When we lay out pages in the print media world (at least, in my print media world), we see hot-pink-framed boxes rather than ads. The black screen is slightly more alarming, but it’s nice to know the CNN people also get to ignore advertising.

Linnear pushed a magic button and suddenly we could hear everything that was going on in the control room – in real time.

“What do we go to now?” someone asked. “Do we stick with Earl?”

“Go to Dubai,” a man answered.

An anchor recapped, then said: “We have the first pictures of that crash.”

From the control room: “Do we have those pictures? We don’t have those yet! Did we just get them?”

“We don’t have them. Go to Christchurch.”

The anchors transitioned smoothly. One was behind the 3,000-pound anchor desk; the other was standing.

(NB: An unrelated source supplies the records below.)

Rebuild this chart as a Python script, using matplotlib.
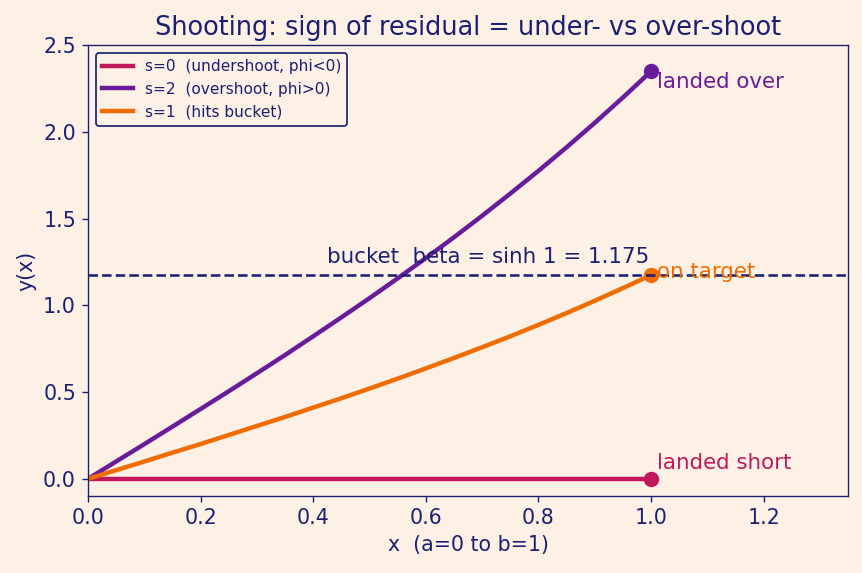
import matplotlib.pyplot as plt

# valores
x = [0.0, 0.05, 0.1, 0.15, 0.2, 0.25, 0.3, 0.35, 0.4, 0.45, 0.5,
     0.55, 0.6, 0.65, 0.7, 0.75, 0.8, 0.85, 0.9, 0.95, 1.0]
y_s0 = [0] * 21
y_s2 = [0.0, 0.100, 0.200, 0.301, 0.403, 0.505, 0.609, 0.714, 0.822, 0.931, 1.042,
        1.156, 1.273, 1.393, 1.517, 1.645, 1.776, 1.912, 2.053, 2.199, 2.350]
y_s1 = [0.0, 0.050, 0.100, 0.151, 0.201, 0.253, 0.305, 0.357, 0.411, 0.465, 0.521,
        0.578, 0.637, 0.697, 0.759, 0.822, 0.888, 0.956, 1.027, 1.100, 1.175]
beta = 1.175

fondo = '#fdf1e6'
azul = '#1a1f71'
c0 = '#c2185b'
c2 = '#6a1b9a'
c1 = '#ef6c00'

plt.rcParams['text.color'] = azul
plt.rcParams['axes.labelcolor'] = azul
plt.rcParams['xtick.color'] = azul
plt.rcParams['ytick.color'] = azul

fig, ax = plt.subplots(figsize=(7.0, 4.653), dpi=123.15)
fig.patch.set_facecolor(fondo)
ax.set_facecolor(fondo)

ax.plot(x, y_s0, color=c0, lw=2.6, label='s=0  (undershoot, phi<0)')
ax.plot(x, y_s2, color=c2, lw=2.6, label='s=2  (overshoot, phi>0)')
ax.plot(x, y_s1, color=c1, lw=2.6, label='s=1  (hits bucket)')

ax.plot(x[-1], y_s0[-1], 'o', color=c0, ms=8)
ax.plot(x[-1], y_s2[-1], 'o', color=c2, ms=8)
ax.plot(x[-1], y_s1[-1], 'o', color=c1, ms=8)

ax.axhline(beta, color=azul, ls='--', lw=1.5)
ax.text(0.424, 1.22, 'bucket  beta = sinh 1 = 1.175', fontsize=12.5, va='bottom')

ax.text(1.01, 2.29, 'landed over', color=c2, fontsize=12.5, va='center')
ax.text(1.01, 1.19, 'on target', color=c1, fontsize=12.5, va='center')
ax.text(1.01, 0.09, 'landed short', color=c0, fontsize=12.5, va='center')

ax.set_xlim(0, 1.35)
ax.set_ylim(-0.1, 2.5)
ax.set_title('Shooting: sign of residual = under- vs over-shoot', fontsize=15, color=azul)
ax.set_xlabel('x  (a=0 to b=1)', fontsize=12)
ax.set_ylabel('y(x)', fontsize=12)
ax.tick_params(labelsize=12)
for s in ax.spines.values():
    s.set_color(azul)

leg = ax.legend(loc='upper left', fontsize=9, facecolor=fondo, edgecolor=azul, framealpha=1)
for t in leg.get_texts():
    t.set_color(azul)

plt.subplots_adjust(left=0.102, right=0.984, top=0.921, bottom=0.134)
plt.savefig('out.png', facecolor=fondo)
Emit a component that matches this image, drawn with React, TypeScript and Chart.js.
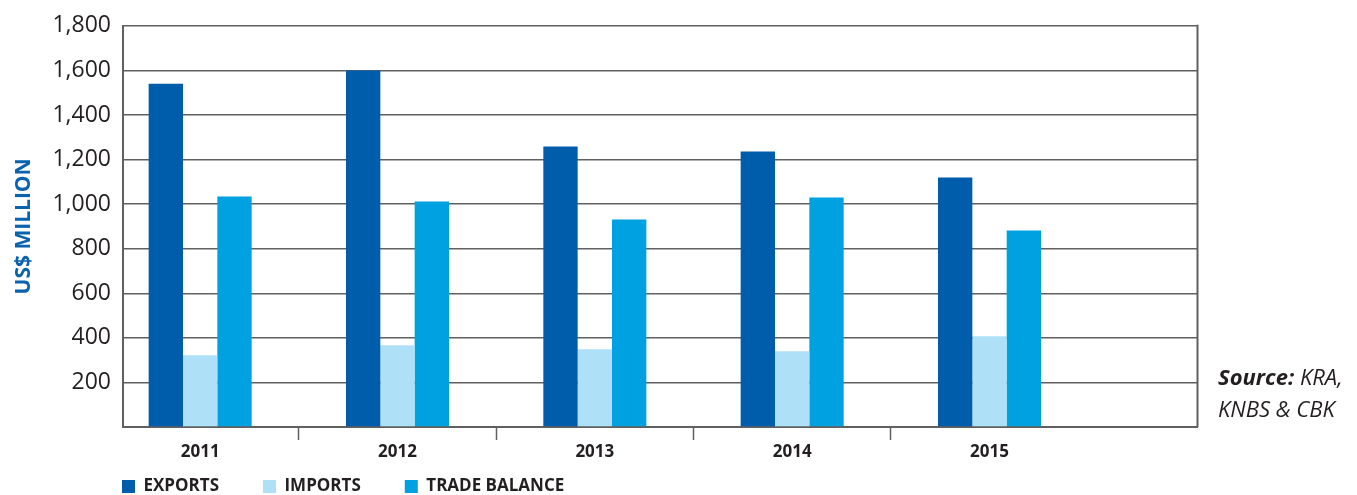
import { useEffect, useRef } from 'react';
import { Chart, registerables } from 'chart.js';

Chart.register(...registerables);

// ---- data ----
const years = ['2011', '2012', '2013', '2014', '2015'];
const seriesNames = ['EXPORTS', 'IMPORTS', 'TRADE BALANCE'];
const exportsValues = [1540, 1600, 1258, 1236, 1119];
const importsValues = [322, 367, 349, 340, 407];
const tradeBalanceValues = [1034, 1012, 931, 1030, 882];
const yAxisTitle = 'US$ MILLION';
const sourceBold = 'Source:';
const sourceRest1 = ' KRA,';
const sourceRest2 = 'KNBS & CBK';

const FONT = "'Open Sans', sans-serif";
const TEXT = '#231f20';
const AXIS = '#606060';
const COLORS = ['#005dab', '#aee0f7', '#00a1e1'];

const LEGEND_ROW_TOP = 478;
const LEGEND_LEFT = 122;

const frame = {
  id: 'frame',
  afterDatasetsDraw(chart: any) {
    const { ctx, chartArea } = chart;
    ctx.save();
    ctx.strokeStyle = AXIS;
    ctx.lineWidth = 2;
    ctx.beginPath();
    ctx.moveTo(chartArea.right, chartArea.top - 1);
    ctx.lineTo(chartArea.right, chartArea.bottom);
    ctx.stroke();
    ctx.restore();
  },
};

const legendPlacer = {
  id: 'legendPlacer',
  afterLayout(chart: any) {
    const lg = chart.legend;
    if (!lg) return;
    const pad = lg.options.labels.padding;
    const dx = LEGEND_LEFT - (lg.left + pad);
    lg.left += dx;
    lg.right += dx;
    lg.width = lg.right - lg.left;
    lg.top = LEGEND_ROW_TOP - pad;
    lg.bottom = lg.top + pad + 40;
    lg.height = lg.bottom - lg.top;
  },
};

export default function App() {
  const ref = useRef<HTMLCanvasElement>(null);

  useEffect(() => {
    const canvas = ref.current;
    if (!canvas) return;
    const toPoints = (vals: number[]) => vals.map((y, i) => ({ x: i, y }));
    const chart = new Chart(canvas, {
      type: 'bar',
      data: {
        datasets: [
          { label: seriesNames[0], data: toPoints(exportsValues), backgroundColor: COLORS[0], borderWidth: 0 },
          { label: seriesNames[1], data: toPoints(importsValues), backgroundColor: COLORS[1], borderWidth: 0 },
          { label: seriesNames[2], data: toPoints(tradeBalanceValues), backgroundColor: COLORS[2], borderWidth: 0 },
        ],
      } as any,
      options: {
        animation: false,
        responsive: false,
        maintainAspectRatio: false,
        datasets: { bar: { categoryPercentage: 0.522, barPercentage: 1 } },
        layout: { padding: { top: 25, right: 159.5, bottom: 0, left: 0 } },
        plugins: {
          tooltip: { enabled: false },
          legend: {
            display: true,
            position: 'bottom',
            align: 'start',
            fullSize: false,
            maxHeight: 28,
            labels: {
              boxWidth: 13,
              boxHeight: 13,
              padding: 44,
              color: TEXT,
              font: { family: FONT, size: 17, weight: 'bold' },
            },
          },
        },
        scales: {
          x: {
            type: 'linear',
            min: -0.391,
            max: 5.054,
            offset: false,
            afterBuildTicks: (scale: any) => {
              scale.ticks = years.map((_, i) => ({ value: i }));
            },
            afterFit: (scale: any) => {
              scale.height = 40;
            },
            grid: {
              display: true,
              drawOnChartArea: false,
              offset: true,
              drawTicks: true,
              tickLength: 13,
              tickWidth: 1.5,
              tickColor: (ctx: any) => (ctx.type === 'tick' ? AXIS : 'rgba(0,0,0,0)'),
            },
            border: { display: true, color: AXIS, width: 2 },
            ticks: {
              autoSkip: false,
              maxRotation: 0,
              padding: 2,
              color: TEXT,
              font: { family: FONT, size: 17, weight: 'bold' },
              callback: (v: any) => years[v as number] ?? '',
            },
          },
          y: {
            min: 0,
            max: 1800,
            afterFit: (scale: any) => {
              scale.width = 123;
            },
            grid: { color: AXIS, lineWidth: 1.5, drawTicks: false },
            border: { display: true, color: AXIS, width: 2 },
            title: {
              display: true,
              text: yAxisTitle,
              color: '#0b62ae',
              font: { family: FONT, size: 21, weight: 'bold' },
              padding: { top: 11, bottom: 0 },
            },
            ticks: {
              stepSize: 200,
              padding: 12,
              color: TEXT,
              font: { family: FONT, size: 23 },
              callback: (v: any) => (v === 0 ? '' : Number(v).toLocaleString('en-US')),
            },
          },
        },
      } as any,
      plugins: [frame, legendPlacer],
    });
    return () => chart.destroy();
  }, []);

  return (
    <div style={{ position: 'absolute', left: 0, top: 0, width: 1357, height: 495, background: '#ffffff' }}>
      <canvas ref={ref} width={1357} height={495} style={{ display: 'block', width: 1357, height: 495 }} />
      <div
        style={{
          position: 'absolute',
          left: 1218,
          top: 360,
          fontFamily: FONT,
          fontStyle: 'italic',
          fontSize: 22,
          lineHeight: '32px',
          color: TEXT,
          whiteSpace: 'nowrap',
        }}
      >
        <div>
          <span style={{ fontWeight: 'bold' }}>{sourceBold}</span>
          {sourceRest1}
        </div>
        <div>{sourceRest2}</div>
      </div>
    </div>
  );
}
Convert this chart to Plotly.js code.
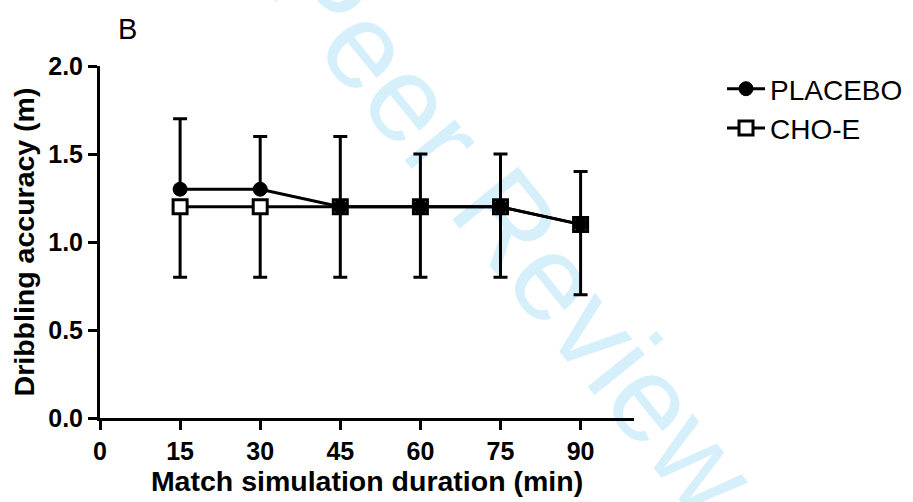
<!DOCTYPE html>
<html>
<head>
<meta charset="utf-8">
<script src="https://cdn.plot.ly/plotly-3.0.1.min.js"></script>
<style>
html,body{margin:0;padding:0;background:#fff;}
#chart{width:913px;height:502px;}
</style>
</head>
<body>
<div id="chart"></div>
<script>
// ---- data ----
var timeMin = [15, 30, 45, 60, 75, 90];
var placeboMean = [1.3, 1.3, 1.2, 1.2, 1.2, 1.1];
var placeboErrUp = [0.4, 0.3, 0.4, 0.3, 0.3, 0.3];
var choMean = [1.2, 1.2, 1.2, 1.2, 1.2, 1.1];
var choErrDown = [0.4, 0.4, 0.4, 0.4, 0.4, 0.4];
var xTicks = [0, 15, 30, 45, 60, 75, 90];
var yTicks = [0.0, 0.5, 1.0, 1.5, 2.0];
var seriesNames = ['PLACEBO', 'CHO-E'];

var FONT = 'Liberation Sans, Arial, Helvetica, sans-serif';
var zeros = timeMin.map(function(){ return 0; });

var cho = {
  x: timeMin, y: choMean, name: seriesNames[1], type: 'scatter', mode: 'lines+markers',
  line: {color: '#000', width: 3},
  marker: {symbol: 'square', size: 14, color: '#fff', line: {color: '#000', width: 3}},
  error_y: {type: 'data', symmetric: false, array: zeros, arrayminus: choErrDown,
            color: '#000', thickness: 3, width: 7},
  cliponaxis: false
};
var placebo = {
  x: timeMin, y: placeboMean, name: seriesNames[0], type: 'scatter', mode: 'lines+markers',
  line: {color: '#000', width: 3},
  marker: {symbol: 'circle', size: 14, color: '#000', line: {color: '#000', width: 1}},
  error_y: {type: 'data', symmetric: false, array: placeboErrUp, arrayminus: zeros,
            color: '#000', thickness: 3, width: 7},
  cliponaxis: false
};

var layout = {
  width: 913, height: 502,
  margin: {l: 100, r: 279, t: 66, b: 84, autoexpand: false},
  paper_bgcolor: '#fff', plot_bgcolor: '#fff',
  font: {family: FONT, color: '#000'},
  showlegend: true,
  title: {text: 'B', x: 118/913, xanchor: 'left', xref: 'container',
          y: 1 - 29/502, yanchor: 'middle', yref: 'container', automargin: false,
          font: {family: FONT, size: 29, color: '#000'}},
  xaxis: {
    range: [0, 100], tickmode: 'array', tickvals: xTicks, ticktext: xTicks.map(String),
    showline: true, linecolor: '#000', linewidth: 3, showgrid: false, zeroline: false,
    ticks: 'outside', ticklen: 9, tickwidth: 3, tickcolor: '#000', automargin: false,
    tickfont: {family: FONT, size: 25, color: '#000', weight: 'bold'},
    title: {text: '<b>Match simulation duration (min)</b>', standoff: 8,
            font: {family: FONT, size: 28.5, color: '#000'}}
  },
  yaxis: {
    range: [0, 2], tickmode: 'array', tickvals: yTicks, ticktext: yTicks.map(function(v){return v.toFixed(1);}),
    showline: true, linecolor: '#000', linewidth: 3, showgrid: false, zeroline: false,
    ticks: 'outside', ticklen: 9, tickwidth: 3, tickcolor: '#000', automargin: false,
    tickfont: {family: FONT, size: 25, color: '#000', weight: 'bold'},
    title: {text: '<b>Dribbling accuracy (m)</b>', standoff: 6,
            font: {family: FONT, size: 28.5, color: '#000'}}
  },
  legend: {x: (722-100)/534, xanchor: 'left', y: (418-64)/352, yanchor: 'top',
           font: {family: FONT, size: 28, color: '#000'}, itemwidth: 38,
           traceorder: 'reversed', bgcolor: 'rgba(0,0,0,0)'},
  annotations: [{
    text: 'Peer Review', xref: 'x', yref: 'y', x: (513-100)/5.333, y: (418-228)/176,
    showarrow: false, textangle: 51, xanchor: 'center', yanchor: 'middle',
    font: {family: FONT, size: 122, color: '#d5effb'}
  }]
};

var gd = document.getElementById('chart');
Plotly.newPlot(gd, [cho, placebo], layout, {staticPlot: true, displayModeBar: false}).then(function(){
  try {
    var anns = gd.querySelectorAll('g.annotation');
    var cart = gd.querySelector('svg.main-svg g.cartesianlayer');
    anns.forEach(function(a){
      if (a.textContent.indexOf('Peer') >= 0 && cart) { cart.parentNode.insertBefore(a, cart); }
    });
  } catch(e) {}
});
</script>
</body>
</html>
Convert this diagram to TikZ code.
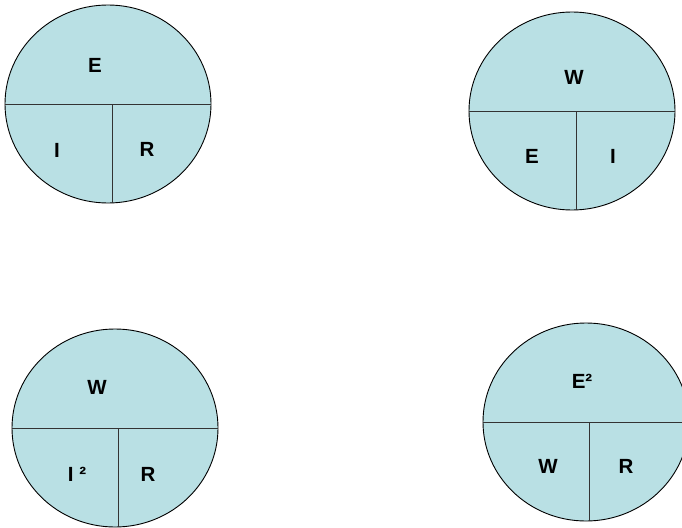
\documentclass[tikz,border=0pt]{standalone}
\usepackage{fontspec}
\setmainfont{Liberation Sans}
\usetikzlibrary{shapes.geometric,calc}
\definecolor{disc}{RGB}{185,224,228}
\tikzset{
  disk/.style={ellipse,draw=black,line width=0.9pt,fill=disc,minimum width=206pt,minimum height=198pt,inner sep=0pt},
  divider/.style={draw=black!80,line width=0.9pt},
  lbl/.style={font=\fontsize{20.5}{22}\selectfont\bfseries,inner sep=0pt}
}
\begin{document}
\begin{tikzpicture}[x=1pt,y=-1pt]
\useasboundingbox (0,0) rectangle (682,527);
\clip (0,0) rectangle (682,527);
% circle 1
\node[disk] (c1) at (108,104) {};
\draw[divider] (c1.west) -- (c1.east);
\coordinate (v1a) at (112,104);
\coordinate (v1b) at (112,202.9);
\draw[divider] (v1a) -- (v1b);
\node[lbl] (t1) at (95,65) {E};
\node[lbl] (t2) at (57,150) {I};
\node[lbl] (t3) at (147,149) {R};
% circle 2
\node[disk] (c2) at (572,111) {};
\draw[divider] (c2.west) -- (c2.east);
\coordinate (v2a) at (576,111);
\coordinate (v2b) at (576,209.9);
\draw[divider] (v2a) -- (v2b);
\node[lbl] (t4) at (574,77) {W};
\node[lbl] (t5) at (532,156) {E};
\node[lbl] (t6) at (613,156) {I};
% circle 3
\node[disk] (c3) at (115,428) {};
\draw[divider] (c3.west) -- (c3.east);
\coordinate (v3a) at (118,428);
\coordinate (v3b) at (118,527);
\draw[divider] (v3a) -- (v3b);
\node[lbl] (t7) at (97,387) {W};
\node[lbl] (t8) at (77,474) {I ²};
\node[lbl] (t9) at (148,474) {R};
% circle 4
\node[disk] (c4) at (586,422) {};
\draw[divider] (c4.west) -- (c4.east);
\coordinate (v4a) at (589,422);
\coordinate (v4b) at (589,520.9);
\draw[divider] (v4a) -- (v4b);
\node[lbl] (t10) at (582,381) {E²};
\node[lbl] (t11) at (548,466) {W};
\node[lbl] (t12) at (626,466) {R};
\end{tikzpicture}
\end{document}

“Show the map,” the director ordered calmly. The map was on the other side of the studio. “You’re going to have to go to the map. Follow him right over there.” Viewers at home saw a couple of cameras and heavy wires as a camera followed him to the giant map. Our group giggled. The anchor remained cool through the whole thing. The control room was quiet, letting the talking heads do their work.

Then: “We’ve got pictures!”

“We’ve got ’em?”

“Yeah, he’s got one of those gizmos.”

As the first shots from the Dubai crash came on the air, Linnear turned off the speakers.

There was 50 minutes left of the tour, but that intro was worth the price of admission – and more.